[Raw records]
──────────────────────────────

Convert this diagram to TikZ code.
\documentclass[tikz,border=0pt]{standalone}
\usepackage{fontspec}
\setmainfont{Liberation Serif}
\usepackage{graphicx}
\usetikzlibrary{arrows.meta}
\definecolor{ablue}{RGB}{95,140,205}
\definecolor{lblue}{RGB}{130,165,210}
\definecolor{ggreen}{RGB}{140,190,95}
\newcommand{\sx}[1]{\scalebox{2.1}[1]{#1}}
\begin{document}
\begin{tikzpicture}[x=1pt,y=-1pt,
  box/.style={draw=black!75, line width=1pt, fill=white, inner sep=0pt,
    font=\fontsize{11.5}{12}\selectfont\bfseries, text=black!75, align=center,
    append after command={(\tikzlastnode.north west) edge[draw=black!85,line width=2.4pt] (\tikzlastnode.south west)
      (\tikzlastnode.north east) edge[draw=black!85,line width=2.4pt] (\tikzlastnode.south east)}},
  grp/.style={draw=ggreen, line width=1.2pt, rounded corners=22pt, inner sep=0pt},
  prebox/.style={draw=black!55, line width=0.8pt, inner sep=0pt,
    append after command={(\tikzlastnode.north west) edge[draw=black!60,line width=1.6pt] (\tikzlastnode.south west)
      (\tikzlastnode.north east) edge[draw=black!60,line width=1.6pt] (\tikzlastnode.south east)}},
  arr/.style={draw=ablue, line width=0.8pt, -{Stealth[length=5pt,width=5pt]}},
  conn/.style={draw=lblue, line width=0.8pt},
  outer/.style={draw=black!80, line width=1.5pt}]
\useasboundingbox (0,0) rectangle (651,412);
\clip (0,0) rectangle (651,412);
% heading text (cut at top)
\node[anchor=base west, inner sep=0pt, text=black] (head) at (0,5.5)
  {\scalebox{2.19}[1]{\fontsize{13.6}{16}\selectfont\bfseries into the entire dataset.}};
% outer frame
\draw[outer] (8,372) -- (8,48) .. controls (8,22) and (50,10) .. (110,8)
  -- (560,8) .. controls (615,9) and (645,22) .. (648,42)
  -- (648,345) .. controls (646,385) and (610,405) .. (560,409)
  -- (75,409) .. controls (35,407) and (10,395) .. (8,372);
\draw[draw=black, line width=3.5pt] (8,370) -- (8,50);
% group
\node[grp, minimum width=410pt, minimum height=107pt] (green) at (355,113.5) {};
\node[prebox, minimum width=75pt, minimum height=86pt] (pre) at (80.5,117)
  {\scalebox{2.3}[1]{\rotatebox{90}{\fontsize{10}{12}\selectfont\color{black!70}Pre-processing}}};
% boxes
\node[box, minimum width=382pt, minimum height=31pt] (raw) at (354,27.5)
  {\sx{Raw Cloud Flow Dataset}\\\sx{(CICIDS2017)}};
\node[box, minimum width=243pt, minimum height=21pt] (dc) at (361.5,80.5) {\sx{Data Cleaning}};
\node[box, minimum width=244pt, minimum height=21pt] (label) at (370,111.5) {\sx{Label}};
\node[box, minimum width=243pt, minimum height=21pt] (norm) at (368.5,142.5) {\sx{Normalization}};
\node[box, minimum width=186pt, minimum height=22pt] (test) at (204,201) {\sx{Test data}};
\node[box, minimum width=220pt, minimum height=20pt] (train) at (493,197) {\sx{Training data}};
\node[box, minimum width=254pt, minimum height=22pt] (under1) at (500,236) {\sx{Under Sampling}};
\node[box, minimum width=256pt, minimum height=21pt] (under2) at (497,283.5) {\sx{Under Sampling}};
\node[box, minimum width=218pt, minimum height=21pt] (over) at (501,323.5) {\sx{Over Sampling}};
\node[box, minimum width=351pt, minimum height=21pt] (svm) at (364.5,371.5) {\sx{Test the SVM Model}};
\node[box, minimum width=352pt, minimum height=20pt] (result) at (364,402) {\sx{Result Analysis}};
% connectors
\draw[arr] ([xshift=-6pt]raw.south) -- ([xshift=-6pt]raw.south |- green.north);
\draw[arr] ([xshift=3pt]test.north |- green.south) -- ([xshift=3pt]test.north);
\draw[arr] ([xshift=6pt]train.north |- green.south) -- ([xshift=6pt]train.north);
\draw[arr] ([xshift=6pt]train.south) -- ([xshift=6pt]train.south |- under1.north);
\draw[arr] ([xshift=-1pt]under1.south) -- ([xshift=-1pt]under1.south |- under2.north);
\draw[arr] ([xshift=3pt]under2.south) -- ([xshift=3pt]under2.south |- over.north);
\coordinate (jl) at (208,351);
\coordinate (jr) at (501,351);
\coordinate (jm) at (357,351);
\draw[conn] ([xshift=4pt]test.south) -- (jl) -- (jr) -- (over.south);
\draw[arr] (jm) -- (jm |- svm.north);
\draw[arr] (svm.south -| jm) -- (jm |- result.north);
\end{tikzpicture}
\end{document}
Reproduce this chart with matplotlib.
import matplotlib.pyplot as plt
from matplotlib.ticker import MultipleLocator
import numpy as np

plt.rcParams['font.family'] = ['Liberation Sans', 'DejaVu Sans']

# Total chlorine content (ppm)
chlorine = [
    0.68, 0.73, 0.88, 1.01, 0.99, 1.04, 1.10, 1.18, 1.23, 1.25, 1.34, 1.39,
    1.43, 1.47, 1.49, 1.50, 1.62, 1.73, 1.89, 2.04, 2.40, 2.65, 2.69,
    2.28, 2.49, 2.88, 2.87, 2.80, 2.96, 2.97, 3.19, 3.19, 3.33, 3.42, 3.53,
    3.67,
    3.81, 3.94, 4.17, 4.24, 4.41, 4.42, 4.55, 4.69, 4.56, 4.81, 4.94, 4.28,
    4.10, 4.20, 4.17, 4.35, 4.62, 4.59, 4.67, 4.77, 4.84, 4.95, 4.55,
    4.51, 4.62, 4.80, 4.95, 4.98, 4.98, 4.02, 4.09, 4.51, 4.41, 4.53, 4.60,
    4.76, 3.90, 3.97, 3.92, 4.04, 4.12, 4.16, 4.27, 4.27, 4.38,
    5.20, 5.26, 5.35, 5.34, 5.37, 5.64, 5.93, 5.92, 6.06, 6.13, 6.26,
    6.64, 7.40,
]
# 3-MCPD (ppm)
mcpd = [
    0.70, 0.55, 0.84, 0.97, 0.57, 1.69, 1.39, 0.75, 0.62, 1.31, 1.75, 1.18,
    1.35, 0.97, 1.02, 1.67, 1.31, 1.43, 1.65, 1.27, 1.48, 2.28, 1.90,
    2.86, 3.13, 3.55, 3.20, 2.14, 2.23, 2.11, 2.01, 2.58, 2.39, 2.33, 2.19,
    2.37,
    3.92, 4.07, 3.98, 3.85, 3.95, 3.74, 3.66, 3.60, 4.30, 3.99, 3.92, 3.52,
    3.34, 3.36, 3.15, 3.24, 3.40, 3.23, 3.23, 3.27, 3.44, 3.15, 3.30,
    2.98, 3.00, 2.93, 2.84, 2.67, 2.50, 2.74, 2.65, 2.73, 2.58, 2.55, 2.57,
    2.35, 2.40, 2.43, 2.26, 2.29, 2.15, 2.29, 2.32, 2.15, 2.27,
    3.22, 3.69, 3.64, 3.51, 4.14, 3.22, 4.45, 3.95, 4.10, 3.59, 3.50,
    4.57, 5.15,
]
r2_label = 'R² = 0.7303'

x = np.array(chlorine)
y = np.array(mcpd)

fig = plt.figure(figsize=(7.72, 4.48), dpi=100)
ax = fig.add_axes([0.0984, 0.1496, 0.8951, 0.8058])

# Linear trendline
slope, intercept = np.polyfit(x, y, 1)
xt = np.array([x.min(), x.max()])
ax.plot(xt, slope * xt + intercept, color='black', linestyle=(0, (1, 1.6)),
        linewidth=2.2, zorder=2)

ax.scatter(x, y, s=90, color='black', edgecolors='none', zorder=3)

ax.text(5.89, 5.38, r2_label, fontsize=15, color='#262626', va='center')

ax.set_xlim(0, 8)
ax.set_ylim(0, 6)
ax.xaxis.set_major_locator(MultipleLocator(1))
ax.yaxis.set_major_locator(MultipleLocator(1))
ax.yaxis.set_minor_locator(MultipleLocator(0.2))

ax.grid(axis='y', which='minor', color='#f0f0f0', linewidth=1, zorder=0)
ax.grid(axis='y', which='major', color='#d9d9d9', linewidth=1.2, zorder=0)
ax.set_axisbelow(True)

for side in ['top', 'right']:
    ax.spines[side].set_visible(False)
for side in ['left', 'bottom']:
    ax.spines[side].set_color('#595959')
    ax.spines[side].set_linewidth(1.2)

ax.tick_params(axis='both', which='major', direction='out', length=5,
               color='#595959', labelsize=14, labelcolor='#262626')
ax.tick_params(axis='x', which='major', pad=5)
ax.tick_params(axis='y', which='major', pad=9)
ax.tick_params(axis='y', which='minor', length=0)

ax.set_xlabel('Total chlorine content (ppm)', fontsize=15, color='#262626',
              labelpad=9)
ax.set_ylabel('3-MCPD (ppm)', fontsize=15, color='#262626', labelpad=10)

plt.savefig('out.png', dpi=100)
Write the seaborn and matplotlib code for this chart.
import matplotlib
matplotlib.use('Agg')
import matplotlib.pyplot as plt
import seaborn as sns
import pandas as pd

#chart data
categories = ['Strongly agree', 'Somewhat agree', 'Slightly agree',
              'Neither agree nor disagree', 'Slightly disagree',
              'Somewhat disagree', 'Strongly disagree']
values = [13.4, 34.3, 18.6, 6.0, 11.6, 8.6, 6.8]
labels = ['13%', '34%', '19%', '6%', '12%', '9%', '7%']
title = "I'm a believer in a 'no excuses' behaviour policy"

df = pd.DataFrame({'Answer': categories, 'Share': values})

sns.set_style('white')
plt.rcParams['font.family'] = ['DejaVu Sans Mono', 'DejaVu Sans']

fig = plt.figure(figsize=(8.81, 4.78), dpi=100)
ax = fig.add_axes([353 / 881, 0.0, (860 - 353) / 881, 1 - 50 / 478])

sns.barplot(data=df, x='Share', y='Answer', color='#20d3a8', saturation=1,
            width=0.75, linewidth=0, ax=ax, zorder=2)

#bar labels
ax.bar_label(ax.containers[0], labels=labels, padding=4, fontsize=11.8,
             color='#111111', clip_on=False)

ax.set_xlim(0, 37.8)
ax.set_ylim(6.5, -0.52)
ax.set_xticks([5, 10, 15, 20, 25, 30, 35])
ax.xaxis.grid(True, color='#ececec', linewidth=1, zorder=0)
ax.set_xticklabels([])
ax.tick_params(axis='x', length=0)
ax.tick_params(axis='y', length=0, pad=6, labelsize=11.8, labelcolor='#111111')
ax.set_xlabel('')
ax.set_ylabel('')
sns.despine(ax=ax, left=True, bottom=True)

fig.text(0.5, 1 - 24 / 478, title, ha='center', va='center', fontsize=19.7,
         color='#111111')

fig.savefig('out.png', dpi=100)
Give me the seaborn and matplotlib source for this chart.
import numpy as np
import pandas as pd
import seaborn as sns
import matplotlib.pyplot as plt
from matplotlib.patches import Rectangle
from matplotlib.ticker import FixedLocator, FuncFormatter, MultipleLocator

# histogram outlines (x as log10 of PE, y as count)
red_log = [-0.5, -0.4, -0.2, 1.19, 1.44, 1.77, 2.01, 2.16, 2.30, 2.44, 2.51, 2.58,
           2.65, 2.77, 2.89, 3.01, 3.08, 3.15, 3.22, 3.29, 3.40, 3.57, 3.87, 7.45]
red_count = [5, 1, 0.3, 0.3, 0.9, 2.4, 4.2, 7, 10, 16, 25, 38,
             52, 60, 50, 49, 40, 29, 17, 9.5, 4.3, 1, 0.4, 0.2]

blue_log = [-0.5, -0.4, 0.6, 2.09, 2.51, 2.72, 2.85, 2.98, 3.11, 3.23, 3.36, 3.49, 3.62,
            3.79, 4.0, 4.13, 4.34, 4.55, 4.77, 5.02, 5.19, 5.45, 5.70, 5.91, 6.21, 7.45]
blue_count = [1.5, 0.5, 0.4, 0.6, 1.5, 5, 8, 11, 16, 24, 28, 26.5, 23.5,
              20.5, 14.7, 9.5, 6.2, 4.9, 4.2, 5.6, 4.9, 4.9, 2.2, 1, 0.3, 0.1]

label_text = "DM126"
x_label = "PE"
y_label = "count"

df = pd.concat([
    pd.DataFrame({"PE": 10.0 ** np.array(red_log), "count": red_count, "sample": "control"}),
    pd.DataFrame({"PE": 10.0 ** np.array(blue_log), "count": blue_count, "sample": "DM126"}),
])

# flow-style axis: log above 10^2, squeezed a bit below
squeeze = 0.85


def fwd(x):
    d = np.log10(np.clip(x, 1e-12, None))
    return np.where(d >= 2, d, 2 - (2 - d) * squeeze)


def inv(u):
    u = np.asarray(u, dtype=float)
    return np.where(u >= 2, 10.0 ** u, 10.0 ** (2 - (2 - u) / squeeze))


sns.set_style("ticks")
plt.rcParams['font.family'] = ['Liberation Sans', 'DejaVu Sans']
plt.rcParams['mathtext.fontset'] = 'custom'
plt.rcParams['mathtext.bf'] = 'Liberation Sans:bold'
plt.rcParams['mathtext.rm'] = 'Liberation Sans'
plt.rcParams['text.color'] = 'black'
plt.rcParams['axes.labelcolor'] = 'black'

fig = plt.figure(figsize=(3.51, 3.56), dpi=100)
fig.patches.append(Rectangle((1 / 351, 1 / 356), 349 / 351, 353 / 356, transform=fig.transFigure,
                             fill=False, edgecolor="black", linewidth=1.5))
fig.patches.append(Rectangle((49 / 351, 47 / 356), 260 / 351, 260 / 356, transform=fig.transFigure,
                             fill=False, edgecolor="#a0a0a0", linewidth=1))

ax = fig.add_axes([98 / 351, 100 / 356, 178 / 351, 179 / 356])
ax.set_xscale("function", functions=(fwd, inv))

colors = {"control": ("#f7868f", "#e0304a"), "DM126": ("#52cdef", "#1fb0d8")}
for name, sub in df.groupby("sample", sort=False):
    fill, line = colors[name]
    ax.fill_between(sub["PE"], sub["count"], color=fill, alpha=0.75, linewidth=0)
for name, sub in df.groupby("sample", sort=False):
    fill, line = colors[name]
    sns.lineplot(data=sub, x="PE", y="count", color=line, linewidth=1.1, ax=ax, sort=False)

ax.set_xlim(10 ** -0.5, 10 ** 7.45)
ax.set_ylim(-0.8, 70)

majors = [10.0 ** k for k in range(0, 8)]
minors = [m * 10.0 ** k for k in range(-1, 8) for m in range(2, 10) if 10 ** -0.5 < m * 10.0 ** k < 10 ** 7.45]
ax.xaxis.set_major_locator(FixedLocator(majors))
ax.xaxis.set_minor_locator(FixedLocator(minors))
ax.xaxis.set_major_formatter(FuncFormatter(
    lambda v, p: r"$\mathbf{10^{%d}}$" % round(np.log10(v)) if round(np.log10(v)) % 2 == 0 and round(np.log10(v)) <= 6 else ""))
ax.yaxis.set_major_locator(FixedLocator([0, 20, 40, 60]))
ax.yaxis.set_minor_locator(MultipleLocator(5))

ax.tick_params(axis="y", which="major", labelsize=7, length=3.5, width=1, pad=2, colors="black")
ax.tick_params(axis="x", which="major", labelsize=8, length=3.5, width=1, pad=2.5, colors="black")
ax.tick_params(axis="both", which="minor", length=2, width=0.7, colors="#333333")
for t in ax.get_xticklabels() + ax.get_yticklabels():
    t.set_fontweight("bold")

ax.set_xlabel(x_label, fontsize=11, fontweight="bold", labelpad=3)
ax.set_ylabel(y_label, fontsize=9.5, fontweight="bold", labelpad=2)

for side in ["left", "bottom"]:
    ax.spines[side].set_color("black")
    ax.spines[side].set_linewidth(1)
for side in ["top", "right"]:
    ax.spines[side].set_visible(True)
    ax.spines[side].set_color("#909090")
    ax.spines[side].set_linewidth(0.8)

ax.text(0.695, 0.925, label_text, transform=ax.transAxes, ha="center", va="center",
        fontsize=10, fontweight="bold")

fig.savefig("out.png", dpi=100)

──────────────────────────────

**Exercise instructions:** Reproduce word for word the material above, beginning with the line that contains "Write the seaborn" and ending with the line that contains "width=0.75, linewidth=0, ax=ax, zorder=2)".

**Exercise output:**
Write the seaborn and matplotlib code for this chart.
import matplotlib
matplotlib.use('Agg')
import matplotlib.pyplot as plt
import seaborn as sns
import pandas as pd

#chart data
categories = ['Strongly agree', 'Somewhat agree', 'Slightly agree',
              'Neither agree nor disagree', 'Slightly disagree',
              'Somewhat disagree', 'Strongly disagree']
values = [13.4, 34.3, 18.6, 6.0, 11.6, 8.6, 6.8]
labels = ['13%', '34%', '19%', '6%', '12%', '9%', '7%']
title = "I'm a believer in a 'no excuses' behaviour policy"

df = pd.DataFrame({'Answer': categories, 'Share': values})

sns.set_style('white')
plt.rcParams['font.family'] = ['DejaVu Sans Mono', 'DejaVu Sans']

fig = plt.figure(figsize=(8.81, 4.78), dpi=100)
ax = fig.add_axes([353 / 881, 0.0, (860 - 353) / 881, 1 - 50 / 478])

sns.barplot(data=df, x='Share', y='Answer', color='#20d3a8', saturation=1,
            width=0.75, linewidth=0, ax=ax, zorder=2)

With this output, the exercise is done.